Planet’s Capacity to Absorb Pollution Is Not Infinite

Author: 
George Monbiot, The Guardian
Publication Date: 
Wed, 2005-02-16 03:00

It is now mid-February, and already I have sown 11 species of vegetable. I know, though the seed packets tell me otherwise, that they will flourish. Everything in this country — daffodils, primroses, almond trees, bumblebees, nesting birds — is a month ahead of schedule. And it feels wonderful. Winter is no longer the great gray longing of my childhood. The freezes this country suffered in 1982 and 1963 are, unless the Gulf Stream stops, unlikely to recur. Our summers will be long and warm. Across most of the upper northern hemisphere, climate change, so far, has been kind to us.

And this is surely one of the reasons why we find it so hard to accept what the climatologists are now telling us. In our mythologies, an early spring is a reward for virtue. “For, lo, the winter is past,” Solomon, the beloved of God, exults. “The rain is over and gone; The flowers appear on the earth; the time of the singing of birds is come.” How can something which feels so good result from something so bad?

Today, after 13 years of negotiation, the Kyoto protocol on climate change comes into force. No one believes that this treaty alone — which commits 30 developed nations to reduce their greenhouse gas emissions by 4.8 percent — will solve the problem. It expires in 2012 and, thanks to US sabotage, there has so far been no progress toward a replacement. It paroles the worst offenders, the US and Australia, and imposes no limits on the gases produced by developing countries. The cuts it enforces are at least an order of magnitude too small to stabilize greenhouse gas concentrations at anything approaching a safe level. But even this feeble agreement is threatened by our complacency about the closing of the climatic corridor down which we walk.

Why is this? Why are we transfixed by terrorism, yet relaxed about the collapse of the conditions that make our lives possible? One reason is surely the disjunction between our expectations and our observations.
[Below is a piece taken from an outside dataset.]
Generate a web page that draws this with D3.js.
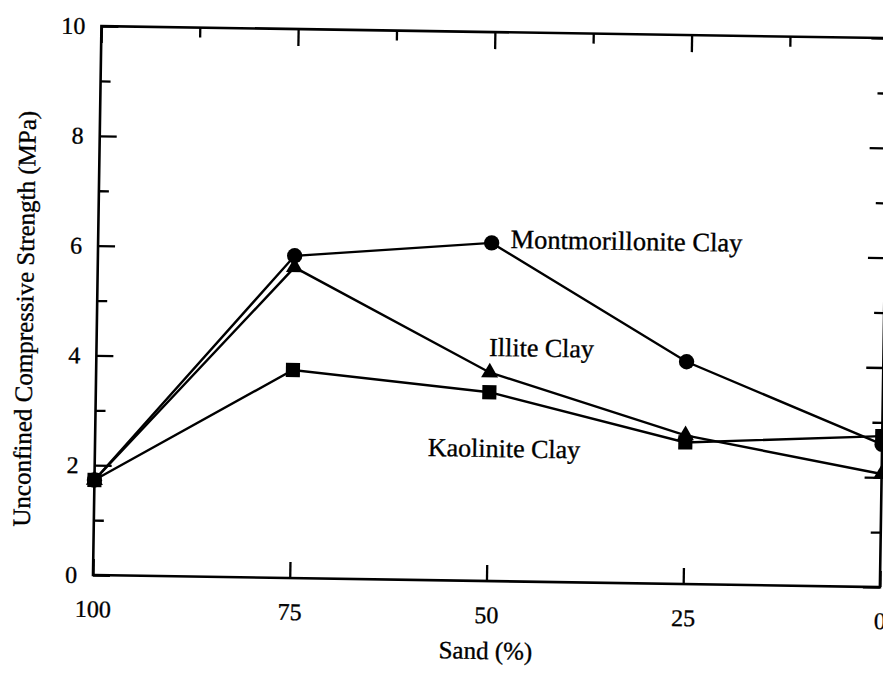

If climate change is to introduce horror into our lives, we would expect — because throughout our evolutionary history we survived by finding patterns in nature — to see that horror beginning to unfold. It is true that a few thousand people in the rich world have died as a result of floods and heat waves. But the overwhelming sensation, experienced by all of us, almost every day, is that of being blessed by our pollution.

Instead, the consequences of our gluttony are visited on others. The climatologists who met at the government’s conference in Exeter this month heard that a rise of just 2.1 degrees, almost certain to happen this century, will confront as many as 3 billion people with water stress. This, in turn, is likely to result in tens of millions of deaths. But the same calm voice that tells us climate change means mild winters and early springs informs us, in countries like the UK, that we will be able to buy our way out of trouble. While the price of food will soar as the world goes into deficit, those who are rich enough to have caused the problem will, for a couple of generations at least, be among the few who can afford to ignore it.

Another reason is that there is a well-funded industry whose purpose is to reassure us, and it is granted constant access to the media. We flatter its practitioners with the label “skeptics”. If this is what they were, they would be welcome. Skepticism (the Latin word means “inquiring” or “reflective”) is the means by which science advances. Without it we would still be rubbing sticks together. But most of those we call skeptics are nothing of the kind. They are PR people, the loyalists of Exxon Mobil (by whom most of them are paid), commissioned to begin with a conclusion and then devise arguments to justify it. Their presence on outlets such as the BBC’s Today program might be less objectionable if, every time AIDS was discussed, someone was asked to argue that it is not caused by HIV, or, every time a rocket goes into orbit, the Flat Earth Society was invited to explain that it could not possibly have happened. As it is, our most respected media outlets give Exxon Mobil what it has paid for: They create the impression that a significant scientific debate exists when it does not.

But there’s a much bigger problem here. The denial of climate change, while out of tune with the science, is consistent with, even necessary for, the outlook of almost all the world’s economists. Modern economics, whether informed by Marx or Keynes or Hayek, is premised on the notion that the planet has an infinite capacity to supply us with wealth and absorb our pollution. The cure to all ills is endless growth. Yet endless growth, in a finite world, is impossible. Pull this rug from under the economic theories, and the whole system of thought collapses.

And this, of course, is beyond contemplation. It mocks the dreams of both left and right, of every child and parent and worker. It destroys all notions of progress. If the engines of progress — technology and its amplification of human endeavor — have merely accelerated our rush to the brink, then everything we thought was true is false. Brought up to believe that it is better to light a candle than to curse the darkness, we are now discovering that it is better to curse the darkness than to burn your house down.